I claim that the same holds for $A(n)$, for an arbitrary choice of the dividing line. (Edge cases: if the line meets two $\omega^j$’s, one of these $x_j$ gets $+1$ and the other one $-1$; if the line meets one $\omega^j$, the choice of $x_j$ does not matter.) That is, for any $k<n$,
$$\tag3A(n)=\biggl|\sum_{j<\lfloor n/2\rfloor}\omega^{k+j}-\sum_{j<\lceil n/2\rceil}\omega^{k+\lfloor n/2\rfloor+j}\biggr|=2\biggl|\sum_{j<\lfloor n/2\rfloor}\omega^{k+j}\biggr|=2\biggl|\sum_{j<\lceil n/2\rceil}\omega^{k+j}\biggr|.$$
That all these expressions are equal follows from $\bigl|\sum_j\omega^{k+j}\bigr|=\bigl|\omega^k\sum_j\omega^j\bigr|=\bigl|\sum_j\omega^j\bigr|$ and from $\sum_{j<n}\omega^j=0$. It’s also obvious that the expression in (3) is a lower bound on $A(n)$. To prove that it is an upper bound, consider
$$z=\sum_{j<n}x_j\omega^j$$
for some $x\in[-1,1]^n$, and put $\alpha=\overline z/|z|$ so that $|\alpha|=1$ and $|z|=z\alpha$. Then
$$|z|=\sum_{j<n}\alpha x_j\omega^j=\re\sum_{j<n}\alpha x_j\omega^j=\sum_{j<n}x_j\re(\alpha\omega^j),$$
thus putting $x'_j=\sgn\re(\alpha\omega^j)$,
$$|z|\le\sum_{j<n}x'_j\re(\alpha\omega^j)=\re\sum_{j<n}x'_j\alpha\omega^j\le\biggl|\sum_{j<n}x'_j\alpha\omega^j\biggr|=\biggl|\sum_{j<n}x'_j\omega^j\biggr|,$$
which is a sum as in (3) as long as $x'_j\in\{-1,+1\}$. (I leave it as an exercise to fix the issues with $x'_j=0$.)

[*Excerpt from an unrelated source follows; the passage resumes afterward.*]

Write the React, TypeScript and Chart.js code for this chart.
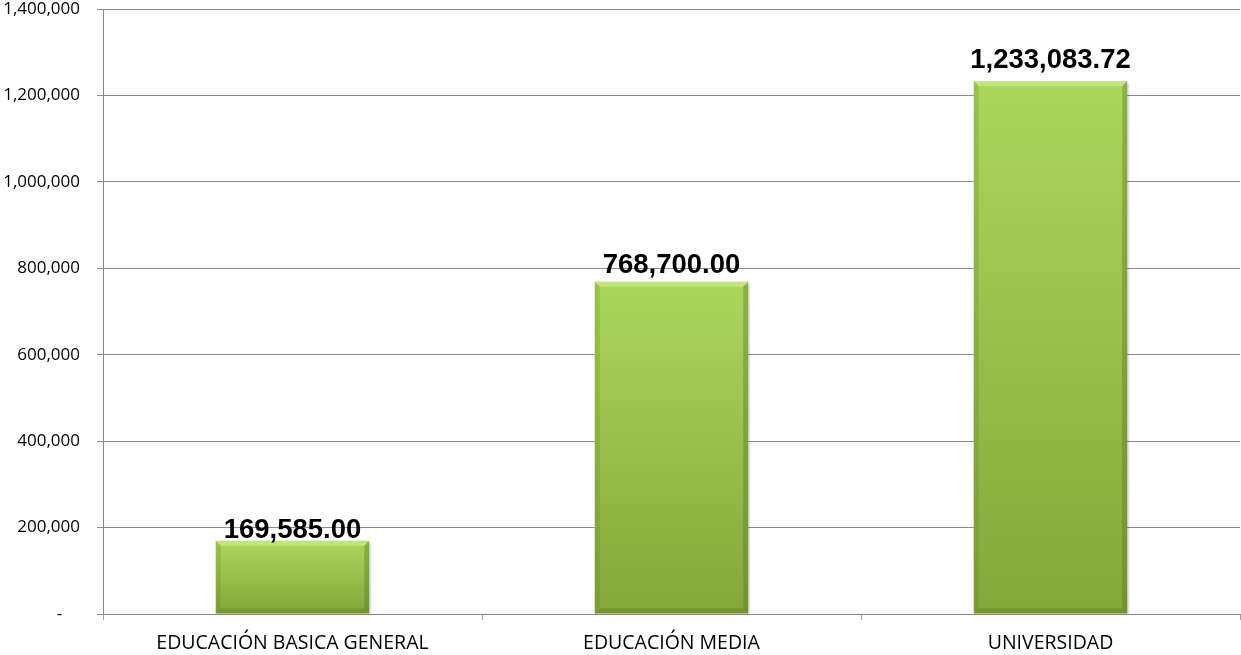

Now we need to evaluate the given expressions. To simplify matters, first observe
$$R(n)=\begin{cases}A(n),&n\not\equiv0\pmod4,\\I(n),&n\equiv0\pmod4.\end{cases}$$
Indeed, the sum in (1) is real positive, hence its real part is also its absolute value, and it can serve as (3) as long as the vertical axis does not hit any $\omega^j$; in the latter case (i.e., $n\equiv0\pmod4$), the sums in (1) and (2) differ by rotation by $\pi/2$ (ignoring the points that hit the line, which do not contribute to the final expression).
For $n$ even, the geometric series formula gives
$$A(n)=2\biggl|\sum_{j<n/2}\omega^j\biggr|=2\frac2{|1-\omega|}=\frac2{\sin\frac\pi n}=2\csc\frac\pi n$$
and
$$I(n)=2\im\frac2{1-\omega}=2\im\frac{2(1-\overline\omega)}{|1-\omega|^2}=\frac{\sin\frac{2\pi}n}{\sin^2\frac\pi n}=\frac{2\sin\frac\pi n\cos\frac\pi n}{\sin^2\frac\pi n}=2\cot\frac\pi n.$$
For $n$ odd, symmetry along the vertical axis yields
$$I(n)=\frac12I(2n)=\cot\frac\pi{2n},$$
and I omit the details of
$$A(n)=2\biggl|\sum_{j<\lfloor n/2\rfloor}\omega^j\biggr|=2\frac{|1+\omega^{1/2}|}{|1-\omega|}=\frac{2\cos\frac\pi{2n}}{\sin\frac\pi n}=\csc\frac\pi{2n}.$$
All in all, we have (for all $n\ge1$):
| $n\bmod 4$ |
$A(n)$ |
$R(n)$ |
$I(n)$ |
| $0$ |
$2\csc\frac\pi n$ |
$2\cot\frac\pi n$ |
$2\cot\frac\pi n$ |
| $2$ |
$2\csc\frac\pi n$ |
$2\csc\frac\pi n$ |
$2\cot\frac\pi n$ |
| $1,3$ |
$\csc\frac\pi{2n}$ |
$\csc\frac\pi{2n}$ |
$\cot\frac\pi{2n}$ |
Note that asymptotically, all the expressions in this table are
$\frac2\pi n+O(n^{-1})$ as $n\to\infty$.